___ Dataset section ___
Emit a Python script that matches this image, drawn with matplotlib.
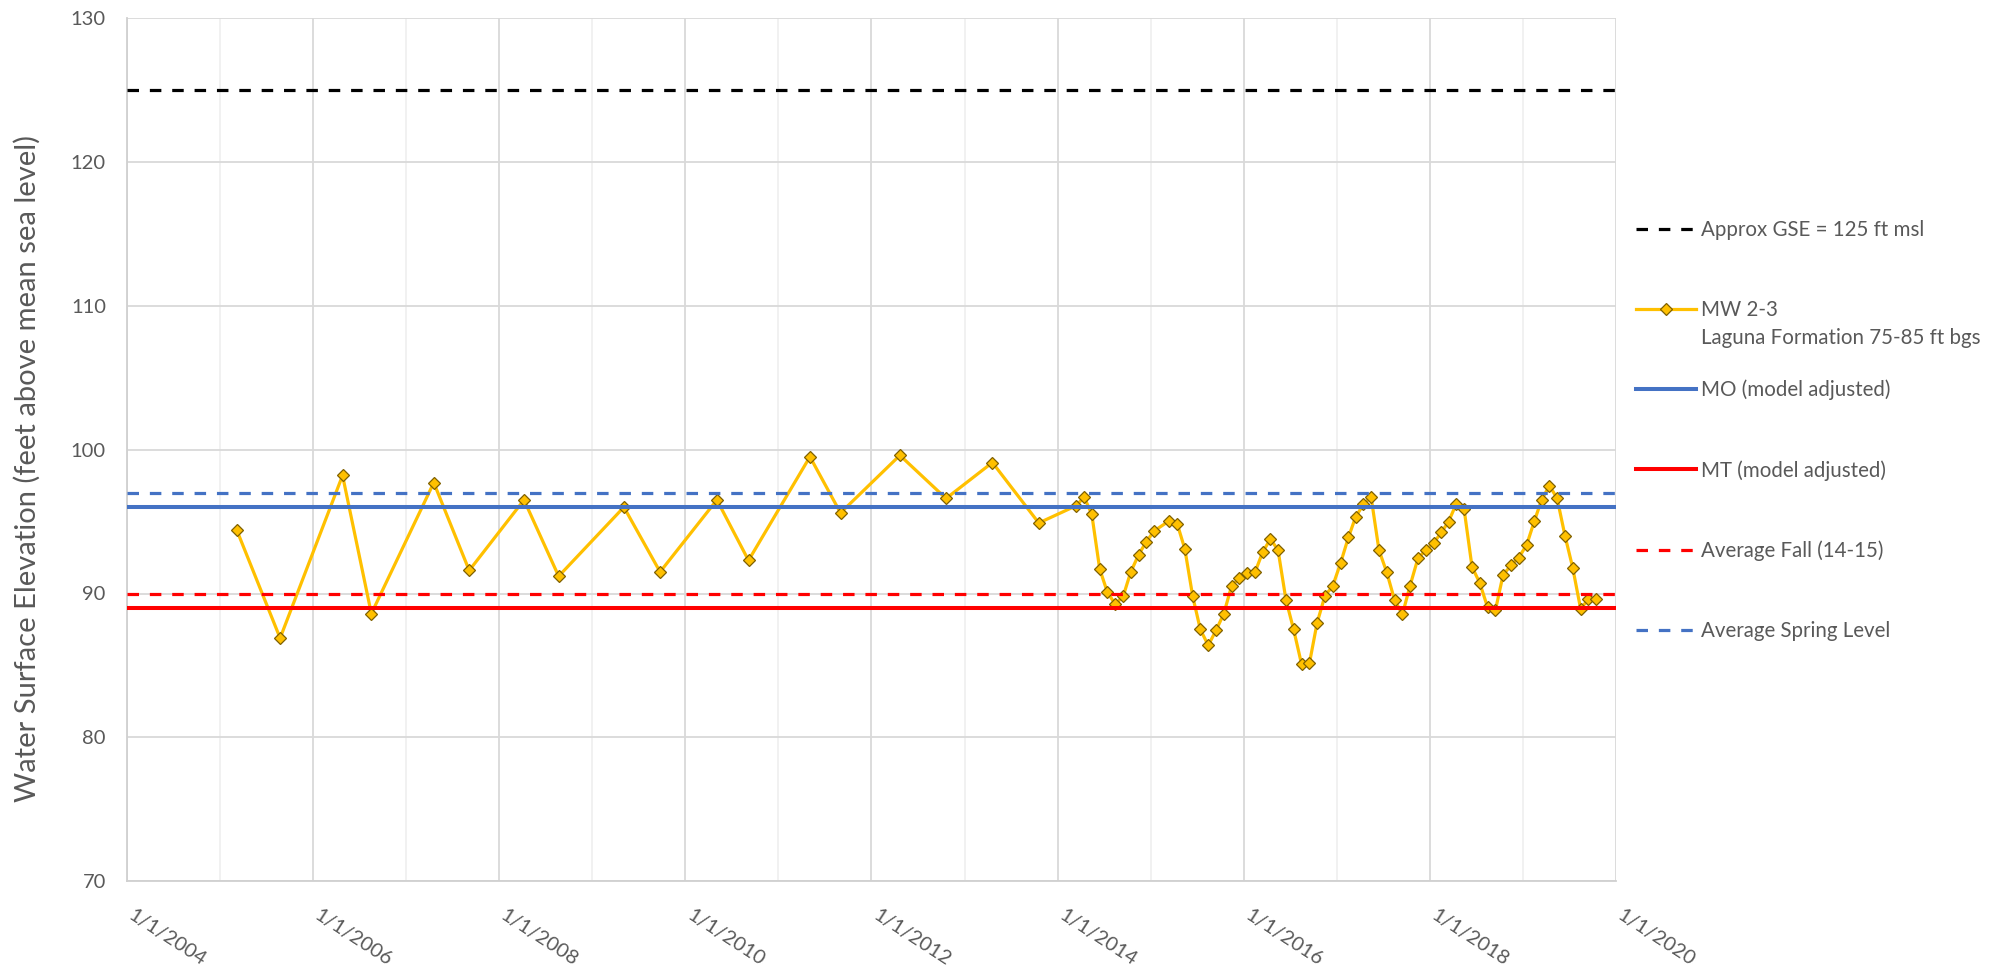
import matplotlib
matplotlib.use("Agg")
import matplotlib.pyplot as plt
from matplotlib.transforms import ScaledTranslation
import numpy as np
import pandas as pd

plt.rcParams['font.family'] = ['Lato', 'DejaVu Sans']

# ---------------- data ----------------
survey_dates = [
    "2005-03-08", "2005-08-25", "2006-04-27", "2006-08-18", "2007-04-20", "2007-09-06",
    "2008-04-08", "2008-08-22", "2009-05-05", "2009-09-24", "2010-05-05", "2010-09-06",
    "2011-05-05", "2011-09-02", "2012-04-22", "2012-10-20", "2013-04-20", "2013-10-19",
    "2014-03-15", "2014-04-15", "2014-05-15", "2014-06-15", "2014-07-15", "2014-08-15",
    "2014-09-15", "2014-10-15", "2014-11-15", "2014-12-15", "2015-01-15", "2015-03-15",
    "2015-04-15", "2015-05-15", "2015-06-15", "2015-07-15", "2015-08-15", "2015-09-15",
    "2015-10-15", "2015-11-15", "2015-12-15", "2016-01-15", "2016-02-15", "2016-03-15",
    "2016-04-15", "2016-05-15", "2016-06-15", "2016-07-15", "2016-08-15", "2016-09-15",
    "2016-10-15", "2016-11-15", "2016-12-15", "2017-01-15", "2017-02-15", "2017-03-15",
    "2017-04-15", "2017-05-15", "2017-06-15", "2017-07-15", "2017-08-15", "2017-09-15",
    "2017-10-15", "2017-11-15", "2017-12-15", "2018-01-15", "2018-02-15", "2018-03-15",
    "2018-04-15", "2018-05-15", "2018-06-15", "2018-07-15", "2018-08-15", "2018-09-15",
    "2018-10-15", "2018-11-15", "2018-12-15", "2019-01-15", "2019-02-15", "2019-03-15",
    "2019-04-15", "2019-05-15", "2019-06-15", "2019-07-15", "2019-08-15", "2019-09-15",
    "2019-10-15",
]
mw23_elev = [
    94.4, 86.9, 98.2, 88.6, 97.7, 91.6,
    96.5, 91.2, 96.0, 91.5, 96.5, 92.3,
    99.5, 95.6, 99.6, 96.6, 99.1, 94.9,
    96.1, 96.7, 95.5, 91.7, 90.1, 89.25,
    89.8, 91.5, 92.7, 93.6, 94.35, 95.05,
    94.85, 93.1, 89.8, 87.5, 86.4, 87.45,
    88.6, 90.55, 91.05, 91.45, 91.5, 92.85,
    93.8, 93.0, 89.55, 87.5, 85.1, 85.15,
    87.95, 89.85, 90.5, 92.1, 93.9, 95.3,
    96.2, 96.7, 93.0, 91.5, 89.55, 88.55,
    90.55, 92.45, 93.0, 93.5, 94.25, 95.0,
    96.25, 95.85, 91.85, 90.75, 89.05, 88.85,
    91.3, 91.95, 92.5, 93.35, 95.05, 96.5,
    97.5, 96.6, 94.0, 91.8, 88.95, 89.6,
    89.6,
]
series_label = "MW 2-3"
series_sublabel = "Laguna Formation 75-85 ft bgs"

gse_level, gse_label = 125, "Approx GSE = 125 ft msl"
mo_level, mo_label = 96, "MO (model adjusted)"
mt_level, mt_label = 89, "MT (model adjusted)"
fall_level, fall_label = 90, "Average Fall (14-15)"
spring_level, spring_label = 97, "Average Spring Level"

y_ticks = [70, 80, 90, 100, 110, 120, 130]
x_major_years = list(range(2004, 2021, 2))
x_minor_years = list(range(2005, 2020, 2))
y_label = "Water Surface Elevation (feet above mean sea level)"

# ---------------- figure ----------------
W, H = 1997, 972
fig = plt.figure(figsize=(W / 100, H / 100), dpi=100)
ax = fig.add_axes([126.7 / W, 1 - 881.4 / H, (1616 - 126.7) / W, (881.4 - 17.7) / H])

text_color = "#595959"
grid_major = "#D9D9D9"
grid_minor = "#F0F0F0"

dates = pd.to_datetime(survey_dates)

# series
mw_line, = ax.plot(dates, mw23_elev, color="#FFC000", lw=2.3, marker="D", ms=6.0,
                   mfc="#FFC000", mec="#7F6000", mew=0.9, zorder=3, label=series_label)

dash = (3.6, 3.4)
h_gse = ax.axhline(gse_level, color="black", lw=2.3, dashes=dash, zorder=4, label=gse_label)
h_mo = ax.axhline(mo_level, color="#4472C4", lw=2.9, zorder=4, label=mo_label)
h_mt = ax.axhline(mt_level, color="#FF0000", lw=2.9, zorder=4, label=mt_label)
h_fall = ax.axhline(fall_level, color="#FF0000", lw=2.3, dashes=dash, zorder=4, label=fall_label)
h_spring = ax.axhline(spring_level, color="#4472C4", lw=2.3, dashes=dash, zorder=4, label=spring_label)

# axes ranges / ticks
ax.set_xlim(pd.Timestamp("2004-01-01"), pd.Timestamp("2020-01-01"))
ax.set_ylim(y_ticks[0], y_ticks[-1])
ax.set_yticks(y_ticks)
ax.set_xticks(pd.to_datetime([f"{y}-01-01" for y in x_major_years]))
ax.set_xticks(pd.to_datetime([f"{y}-01-01" for y in x_minor_years]), minor=True)
ax.set_xticklabels([f"1/1/{y}" for y in x_major_years], rotation=-33, ha="left", va="top",
                   rotation_mode="anchor")

ax.grid(which="major", axis="both", color=grid_major, lw=1.3, zorder=0)
ax.grid(which="minor", axis="x", color=grid_minor, lw=1.3, zorder=0)
ax.set_axisbelow(True)
ax.tick_params(axis="both", which="both", length=0, colors=text_color, labelsize=14.5)
ax.tick_params(axis="y", pad=15)
ax.tick_params(axis="x", pad=18)
for side in ["top", "right"]:
    ax.spines[side].set_visible(False)
for side in ["left", "bottom"]:
    ax.spines[side].set_color("#D0D0D0")
    ax.spines[side].set_linewidth(1.3)

# shift rotated date labels slightly right so their ink starts at the tick
shift = ScaledTranslation(8 / 100, 0, fig.dpi_scale_trans)
for tk in ax.xaxis.get_major_ticks():
    tk.label1.set_transform(tk.label1.get_transform() + shift)

ax.set_ylabel(y_label, fontsize=21, color=text_color)
ax.yaxis.set_label_coords(-0.058, 0.4775)

# legend
handles = [h_gse, mw_line, h_mo, h_mt, h_fall, h_spring]
labels = [h.get_label() for h in handles]
leg_fs = 14.8
leg = fig.legend(handles, labels, loc="upper left", bbox_to_anchor=(1636 / W, 1 - 220 / H),
                 frameon=False, fontsize=leg_fs, handlelength=2.9, handletextpad=0.25,
                 labelspacing=2.91, borderpad=0, borderaxespad=0, numpoints=1)
for t in leg.get_texts():
    t.set_color(text_color)

fig.canvas.draw()
mw_text = leg.get_texts()[1]
bb = mw_text.get_window_extent()
fig.text(bb.x0 / W, (bb.y0 - 28.5) / H, series_sublabel, fontsize=leg_fs, color=text_color,
         ha="left", va="bottom")

fig.savefig("out.png", dpi=100)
___
Task details
Without the pictures, write out the whole listing above exactly as it appears.

Worked answer
Emit a Python script that matches this image, drawn with matplotlib.
import matplotlib
matplotlib.use("Agg")
import matplotlib.pyplot as plt
from matplotlib.transforms import ScaledTranslation
import numpy as np
import pandas as pd

plt.rcParams['font.family'] = ['Lato', 'DejaVu Sans']

# ---------------- data ----------------
survey_dates = [
    "2005-03-08", "2005-08-25", "2006-04-27", "2006-08-18", "2007-04-20", "2007-09-06",
    "2008-04-08", "2008-08-22", "2009-05-05", "2009-09-24", "2010-05-05", "2010-09-06",
    "2011-05-05", "2011-09-02", "2012-04-22", "2012-10-20", "2013-04-20", "2013-10-19",
    "2014-03-15", "2014-04-15", "2014-05-15", "2014-06-15", "2014-07-15", "2014-08-15",
    "2014-09-15", "2014-10-15", "2014-11-15", "2014-12-15", "2015-01-15", "2015-03-15",
    "2015-04-15", "2015-05-15", "2015-06-15", "2015-07-15", "2015-08-15", "2015-09-15",
    "2015-10-15", "2015-11-15", "2015-12-15", "2016-01-15", "2016-02-15", "2016-03-15",
    "2016-04-15", "2016-05-15", "2016-06-15", "2016-07-15", "2016-08-15", "2016-09-15",
    "2016-10-15", "2016-11-15", "2016-12-15", "2017-01-15", "2017-02-15", "2017-03-15",
    "2017-04-15", "2017-05-15", "2017-06-15", "2017-07-15", "2017-08-15", "2017-09-15",
    "2017-10-15", "2017-11-15", "2017-12-15", "2018-01-15", "2018-02-15", "2018-03-15",
    "2018-04-15", "2018-05-15", "2018-06-15", "2018-07-15", "2018-08-15", "2018-09-15",
    "2018-10-15", "2018-11-15", "2018-12-15", "2019-01-15", "2019-02-15", "2019-03-15",
    "2019-04-15", "2019-05-15", "2019-06-15", "2019-07-15", "2019-08-15", "2019-09-15",
    "2019-10-15",
]
mw23_elev = [
    94.4, 86.9, 98.2, 88.6, 97.7, 91.6,
    96.5, 91.2, 96.0, 91.5, 96.5, 92.3,
    99.5, 95.6, 99.6, 96.6, 99.1, 94.9,
    96.1, 96.7, 95.5, 91.7, 90.1, 89.25,
    89.8, 91.5, 92.7, 93.6, 94.35, 95.05,
    94.85, 93.1, 89.8, 87.5, 86.4, 87.45,
    88.6, 90.55, 91.05, 91.45, 91.5, 92.85,
    93.8, 93.0, 89.55, 87.5, 85.1, 85.15,
    87.95, 89.85, 90.5, 92.1, 93.9, 95.3,
    96.2, 96.7, 93.0, 91.5, 89.55, 88.55,
    90.55, 92.45, 93.0, 93.5, 94.25, 95.0,
    96.25, 95.85, 91.85, 90.75, 89.05, 88.85,
    91.3, 91.95, 92.5, 93.35, 95.05, 96.5,
    97.5, 96.6, 94.0, 91.8, 88.95, 89.6,
    89.6,
]
series_label = "MW 2-3"
series_sublabel = "Laguna Formation 75-85 ft bgs"

gse_level, gse_label = 125, "Approx GSE = 125 ft msl"
mo_level, mo_label = 96, "MO (model adjusted)"
mt_level, mt_label = 89, "MT (model adjusted)"
fall_level, fall_label = 90, "Average Fall (14-15)"
spring_level, spring_label = 97, "Average Spring Level"

y_ticks = [70, 80, 90, 100, 110, 120, 130]
x_major_years = list(range(2004, 2021, 2))
x_minor_years = list(range(2005, 2020, 2))
y_label = "Water Surface Elevation (feet above mean sea level)"

# ---------------- figure ----------------
W, H = 1997, 972
fig = plt.figure(figsize=(W / 100, H / 100), dpi=100)
ax = fig.add_axes([126.7 / W, 1 - 881.4 / H, (1616 - 126.7) / W, (881.4 - 17.7) / H])

text_color = "#595959"
grid_major = "#D9D9D9"
grid_minor = "#F0F0F0"

dates = pd.to_datetime(survey_dates)

# series
mw_line, = ax.plot(dates, mw23_elev, color="#FFC000", lw=2.3, marker="D", ms=6.0,
                   mfc="#FFC000", mec="#7F6000", mew=0.9, zorder=3, label=series_label)

dash = (3.6, 3.4)
h_gse = ax.axhline(gse_level, color="black", lw=2.3, dashes=dash, zorder=4, label=gse_label)
h_mo = ax.axhline(mo_level, color="#4472C4", lw=2.9, zorder=4, label=mo_label)
h_mt = ax.axhline(mt_level, color="#FF0000", lw=2.9, zorder=4, label=mt_label)
h_fall = ax.axhline(fall_level, color="#FF0000", lw=2.3, dashes=dash, zorder=4, label=fall_label)
h_spring = ax.axhline(spring_level, color="#4472C4", lw=2.3, dashes=dash, zorder=4, label=spring_label)

# axes ranges / ticks
ax.set_xlim(pd.Timestamp("2004-01-01"), pd.Timestamp("2020-01-01"))
ax.set_ylim(y_ticks[0], y_ticks[-1])
ax.set_yticks(y_ticks)
ax.set_xticks(pd.to_datetime([f"{y}-01-01" for y in x_major_years]))
ax.set_xticks(pd.to_datetime([f"{y}-01-01" for y in x_minor_years]), minor=True)
ax.set_xticklabels([f"1/1/{y}" for y in x_major_years], rotation=-33, ha="left", va="top",
                   rotation_mode="anchor")

ax.grid(which="major", axis="both", color=grid_major, lw=1.3, zorder=0)
ax.grid(which="minor", axis="x", color=grid_minor, lw=1.3, zorder=0)
ax.set_axisbelow(True)
ax.tick_params(axis="both", which="both", length=0, colors=text_color, labelsize=14.5)
ax.tick_params(axis="y", pad=15)
ax.tick_params(axis="x", pad=18)
for side in ["top", "right"]:
    ax.spines[side].set_visible(False)
for side in ["left", "bottom"]:
    ax.spines[side].set_color("#D0D0D0")
    ax.spines[side].set_linewidth(1.3)

# shift rotated date labels slightly right so their ink starts at the tick
shift = ScaledTranslation(8 / 100, 0, fig.dpi_scale_trans)
for tk in ax.xaxis.get_major_ticks():
    tk.label1.set_transform(tk.label1.get_transform() + shift)

ax.set_ylabel(y_label, fontsize=21, color=text_color)
ax.yaxis.set_label_coords(-0.058, 0.4775)

# legend
handles = [h_gse, mw_line, h_mo, h_mt, h_fall, h_spring]
labels = [h.get_label() for h in handles]
leg_fs = 14.8
leg = fig.legend(handles, labels, loc="upper left", bbox_to_anchor=(1636 / W, 1 - 220 / H),
                 frameon=False, fontsize=leg_fs, handlelength=2.9, handletextpad=0.25,
                 labelspacing=2.91, borderpad=0, borderaxespad=0, numpoints=1)
for t in leg.get_texts():
    t.set_color(text_color)

fig.canvas.draw()
mw_text = leg.get_texts()[1]
bb = mw_text.get_window_extent()
fig.text(bb.x0 / W, (bb.y0 - 28.5) / H, series_sublabel, fontsize=leg_fs, color=text_color,
         ha="left", va="bottom")

fig.savefig("out.png", dpi=100)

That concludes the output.